- Written by: Fred Olen Ray; (as Sherman Scott);
- Directed by: Fred Olen Ray; (as Nicholas Medina);
- Starring: Beverly Lynne; Stacy Burke; Jay Richardson; Cailey Taylor; Danny Pape; Nikki Fritz;
- Theme music composer: Anthony Francis
- Original language: English

Production
- Producer: Anthony Francis
- Running time: 87 minutes
- Production company: American Independent Productions

Original release
- Release: July 2, 2004

= Bikini a Go-Go =

2004 American television film

Bikini a Go-Go is a 2004 American made-for-cable erotic film directed by Fred Olen Ray. It is also known by the alternate name Curse of the Erotic Tiki.

==Plot==

Brad runs a surf shop on the beach and is in a relationship with Janet. Brad gives his girlfriend an anniversary gift: a tiki amulet that causes seemingly sexual desires for the wearer. Unknown to them, however, the amulet actually belongs to the evil sorceress, Darvella, who does everything she can to steal it back for herself.

==Background==
The film was produced by the production company American Independent Productions and is distributed by Retromedia Entertainment. It was broadcast several times in Summer 2005 at fixed times and on demand on the premium channels Cinemax and Showtime.
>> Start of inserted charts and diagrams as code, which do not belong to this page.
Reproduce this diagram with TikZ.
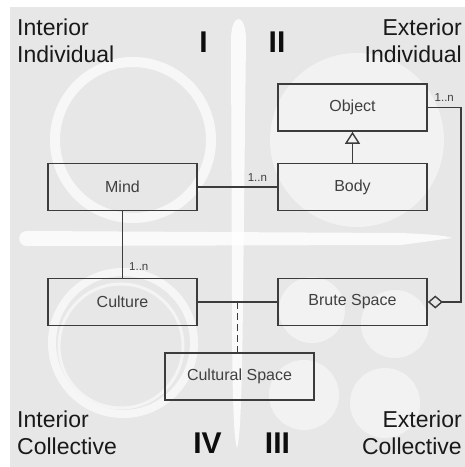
\documentclass[tikz,border=0pt]{standalone}
\usepackage{fontspec}
\setmainfont{Liberation Sans}
\usetikzlibrary{arrows.meta,calc}
\definecolor{panelgray}{HTML}{E7E7E7}
\definecolor{blobgray}{HTML}{F2F2F2}
\definecolor{linegray}{HTML}{3C3C3C}
\definecolor{textgray}{HTML}{404040}
\begin{document}
\begin{tikzpicture}[x=1pt,y=-1pt,
    cls/.style={draw=linegray,line width=1.6pt,minimum width=149pt,minimum height=47pt,
        inner sep=0pt,text=textgray,font=\fontsize{16}{18}\selectfont},
    mult/.style={inner sep=1pt,text=textgray,font=\fontsize{11.5}{13}\selectfont},
    quad/.style={inner sep=0pt,text=black!90,font=\fontsize{23}{27}\selectfont},
    num/.style={inner sep=0pt,text=black!95,font=\fontsize{30}{32}\selectfont\bfseries},
    link/.style={draw=linegray,line width=1.4pt}]
    \useasboundingbox (0,0) rectangle (465,467);
    \fill[white] (0,0) rectangle (465,467);
    \fill[panelgray] (10,7) rectangle (465,467);

    \draw[white,opacity=.7,line width=10pt] (133,140) circle (78);
    \fill[blobgray] (357,140) circle (87);
    \draw[white,opacity=.65,line width=8pt] (123,343) circle (71);
    \draw[white,opacity=.55,line width=3pt] (121,346) circle (62);
    \fill[blobgray] (312,310) circle (33);
    \fill[blobgray] (395,324) circle (34);
    \fill[blobgray] (304,395) circle (35);
    \fill[blobgray] (385,403) circle (35);

    \fill[white,opacity=.8] (231,40) .. controls (231,12) and (246,12) .. (246,40)
        -- (243,300) .. controls (242,400) and (240,440) .. (237,448)
        .. controls (234,440) and (232,400) .. (232,300) -- cycle;
    \fill[white,opacity=.8] (26,231) -- (400,233) .. controls (430,234) and (448,236) .. (452,238)
        .. controls (430,241) and (410,244) .. (400,245) -- (26,246)
        .. controls (17,245) and (17,232) .. (26,231) -- cycle;

    \node[quad,anchor=north west,align=left] (ii) at (17,19) {Interior\\Individual};
    \node[quad,anchor=north east,align=right] (ei) at (462,19) {Exterior\\Individual};
    \node[quad,anchor=south west,align=left] (ic) at (17,455) {Interior\\Collective};
    \node[quad,anchor=south east,align=right] (ec) at (462,455) {Exterior\\Collective};
    \node[num,anchor=base] (q1) at (203.5,52) {I};
    \node[num,anchor=base] (q2) at (277,52) {II};
    \node[num,anchor=base] (q4) at (207.5,453) {IV};
    \node[num,anchor=base] (q3) at (277.5,453) {III};

    \node[cls] (object) at (352.5,107.5) {Object};
    \node[cls] (body) at (352.5,187) {Body};
    \node[cls] (mind) at (122.5,187) {Mind};
    \node[cls] (culture) at (122.5,302) {Culture};
    \node[cls] (brute) at (352.5,302) {Brute Space};
    \node[cls] (cultural) at (239.5,376.5) {Cultural Space};

    \draw[link,-{Triangle[open,length=12pt,width=15pt]}] (body) -- (object);
    \draw[link] (mind) -- node[mult,above=4pt,pos=.75] {1..n} (body);
    \draw[link] (mind) -- node[mult,right=5pt,pos=.83] {1..n} (culture);
    \draw[link] (culture) -- (brute);
    \draw[link,-{Diamond[open,length=15pt,width=13pt]}] (object.east) -- node[mult,above=4pt] {1..n} ++(33,0) |- (brute.east);
    \coordinate (mid) at ($(culture.east)!.5!(brute.west)$);
    \draw[link,dash pattern=on 7pt off 4pt] (mid) -- (mid |- cultural.north);
\end{tikzpicture}
\end{document}
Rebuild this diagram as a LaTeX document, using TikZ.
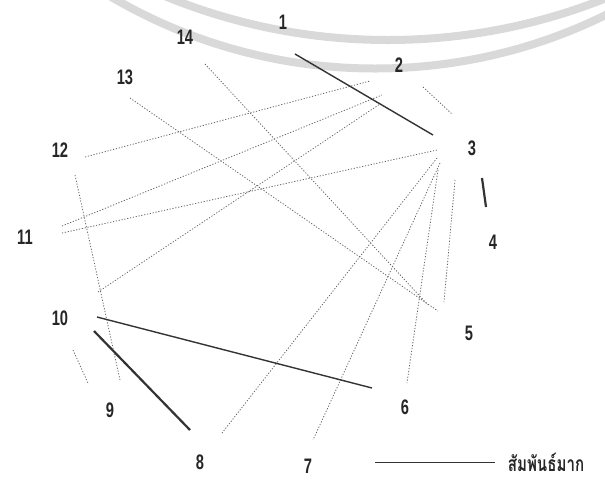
\documentclass[tikz,border=0pt]{standalone}
\usepackage{fontspec}
\setmainfont{Liberation Sans}[FakeStretch=0.7]
\newfontfamily\thaifont[Script=Thai,FakeStretch=0.72]{Loma}
\begin{document}
\begin{tikzpicture}[x=1pt,y=-1pt,
  lab/.style={font=\fontsize{21}{21}\selectfont\bfseries, inner sep=0pt, text=black!85},
  weak/.style={black!60, line width=0.8pt, dash pattern=on 1.2pt off 1.7pt},
  strong/.style={black!80, line width=1.4pt},
  band/.style={black!15, line width=8pt}]
\useasboundingbox (0,0) rectangle (605,483);
% watermark bands
\draw[band] (375.2,-453.5) circle[radius=522];
\draw[band] (388,-547) circle[radius=587];
% labels
\node[lab] (n1) at (283,22) {1};
\node[lab] (n14) at (185,37) {14};
\node[lab] (n2) at (399,65) {2};
\node[lab] (n13) at (125,77) {13};
\node[lab] (n3) at (472,148) {3};
\node[lab] (n12) at (60,150) {12};
\node[lab] (n11) at (25,237) {11};
\node[lab] (n4) at (493,242) {4};
\node[lab] (n10) at (60,318) {10};
\node[lab] (n5) at (469,333) {5};
\node[lab] (n9) at (110,410) {9};
\node[lab] (n6) at (405,407) {6};
\node[lab] (n8) at (200,462) {8};
\node[lab] (n7) at (308,466) {7};
\node[lab, font=\thaifont\fontsize{21}{21}\selectfont\bfseries] (leg) at (546,462) {สัมพันธ์มาก};
% endpoints
\coordinate (a1) at (295,54);
\coordinate (a3s) at (433,135);
\coordinate (a2d) at (423,87);
\coordinate (a3d) at (452,114);
\coordinate (a3t) at (482,178);
\coordinate (a4t) at (486,207);
\coordinate (a12) at (85,157);
\coordinate (a2a) at (370,81);
\coordinate (a11a) at (62,226);
\coordinate (a2b) at (382,95);
\coordinate (a10a) at (98,292);
\coordinate (a2c) at (380,104);
\coordinate (a11b) at (62,233);
\coordinate (a3a) at (437,150);
\coordinate (a13) at (130,98);
\coordinate (a5a) at (438,311);
\coordinate (a14) at (205,64);
\coordinate (a5b) at (428,305);
\coordinate (a3b) at (437,158);
\coordinate (a8a) at (222,433);
\coordinate (a3c) at (440,163);
\coordinate (a7) at (313,440);
\coordinate (a3e) at (438,170);
\coordinate (a6a) at (407,383);
\coordinate (a3f) at (455,180);
\coordinate (a5c) at (444,302);
\coordinate (a12b) at (75,175);
\coordinate (a9a) at (120,380);
\coordinate (a10b) at (73,350);
\coordinate (a9b) at (88,383);
\coordinate (a10c) at (97,317);
\coordinate (a6b) at (372,388);
\coordinate (a10d) at (94,331);
\coordinate (a8b) at (190,430);
\coordinate (l1) at (375,462);
\coordinate (l2) at (495,462);
% weak relations
\draw[weak] (a2d) -- (a3d);
\draw[weak] (a12) -- (a2a);
\draw[weak] (a11a) -- (a2b);
\draw[weak] (a10a) -- (a2c);
\draw[weak] (a11b) -- (a3a);
\draw[weak] (a13) -- (a5a);
\draw[weak] (a14) -- (a5b);
\draw[weak] (a3b) -- (a8a);
\draw[weak] (a3c) -- (a7);
\draw[weak] (a3e) -- (a6a);
\draw[weak] (a3f) -- (a5c);
\draw[weak] (a12b) -- (a9a);
\draw[weak] (a10b) -- (a9b);
% strong relations
\draw[strong] (a1) -- (a3s);
\draw[strong, line width=2.2pt] (a3t) -- (a4t);
\draw[strong] (a10c) -- (a6b);
\draw[strong, line width=2.2pt] (a10d) -- (a8b);
\draw[strong, line width=1pt] (l1) -- (l2);
\end{tikzpicture}
\end{document}
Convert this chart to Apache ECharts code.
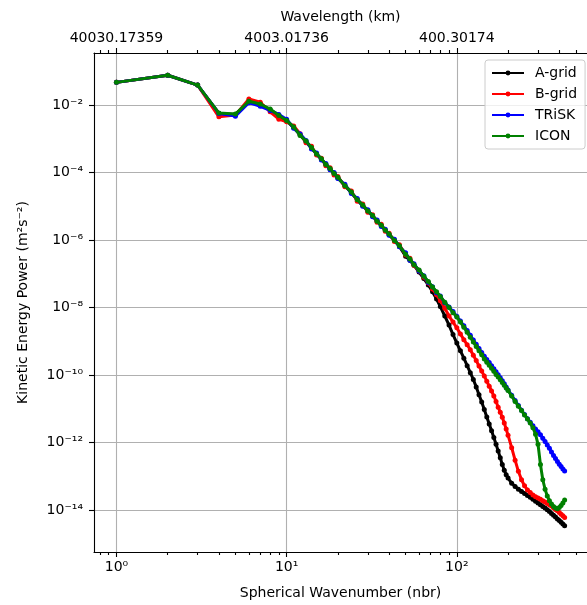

The use of the names "Brad" and "Janet" appears to be an obvious reference to the infamous film The Rocky Horror Picture Show, which featured a couple named Brad and Janet in pivotal roles.

==Reception==
The Video Vacuum gave the film three stars and praised addition to the general performance of the actors, especially the first scene of the movie with Stacy Burke and Cailey Taylor. In addition, positive evaluations were given by Dr. Gore's Movie Reviews.